Kilometer-scale lenses of quartz-rich metasedimentary rocks crop out in a discontinuous belt along the southern margin of the Menderes Massif, Turkey, and preserve evidence for high-pressure–low-temperature (H P–L T) metamorphism related to subduction of a continental margin during Alpine orogeny. Kyanite schist, quartzite, and quartz veins contain kyanite + phengite + Mg-chlorite, and the veins also contain magnesiocarpholite. A deformed carbonate metaconglomerate juxtaposed with the quartzite-dominated unit does not contain H P index minerals, and likely represents the tectonized boundary of the siliceous rocks with adjacent marble. The H P–L T rocks (10–12 kbar, 470–570 °C) record different pressure conditions than the adjacent, apparently lower pressure Menderes metasedimentary sequence. Despite this difference there is disagreement as to whether these H P–L T rocks are part of the Menderes sequence or are related to the tectonically overlying Cycladic blueschist unit.
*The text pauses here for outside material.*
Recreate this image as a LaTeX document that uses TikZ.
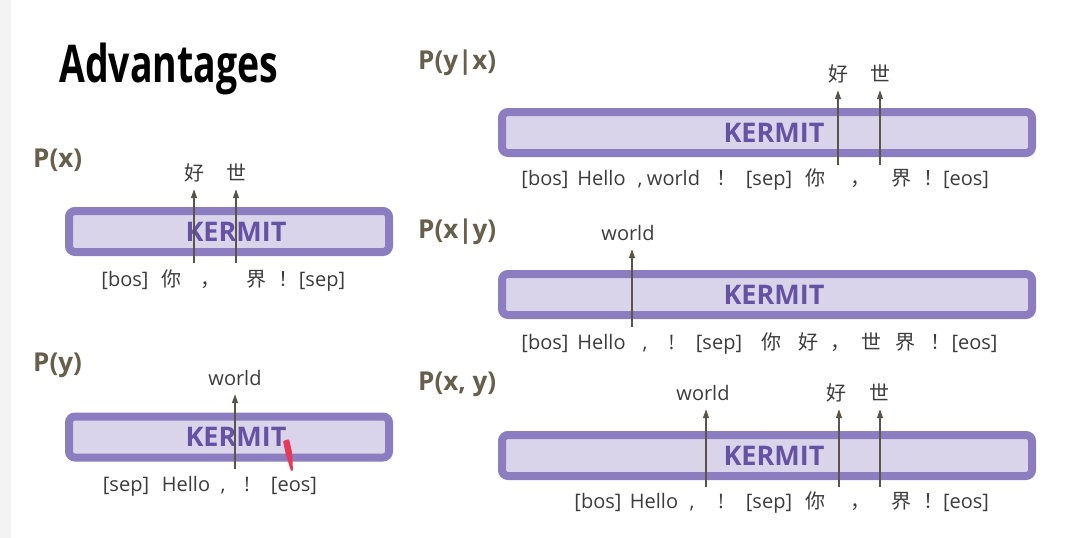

If the former, the entire southern Menderes Massif experienced H P–L T metamorphism but the evidence has been obliterated from most rocks; if the latter, rocks recording different metamorphic-kinematic conditions experienced different tectonic histories and were tectonically juxtaposed during thrusting. Based on observations and data in this study, the second model better accounts for the differences in P– T-deformation histories of the southern Menderes Massif rocks, and suggests that the H P–L T rocks are not part of the Menderes cover sequence.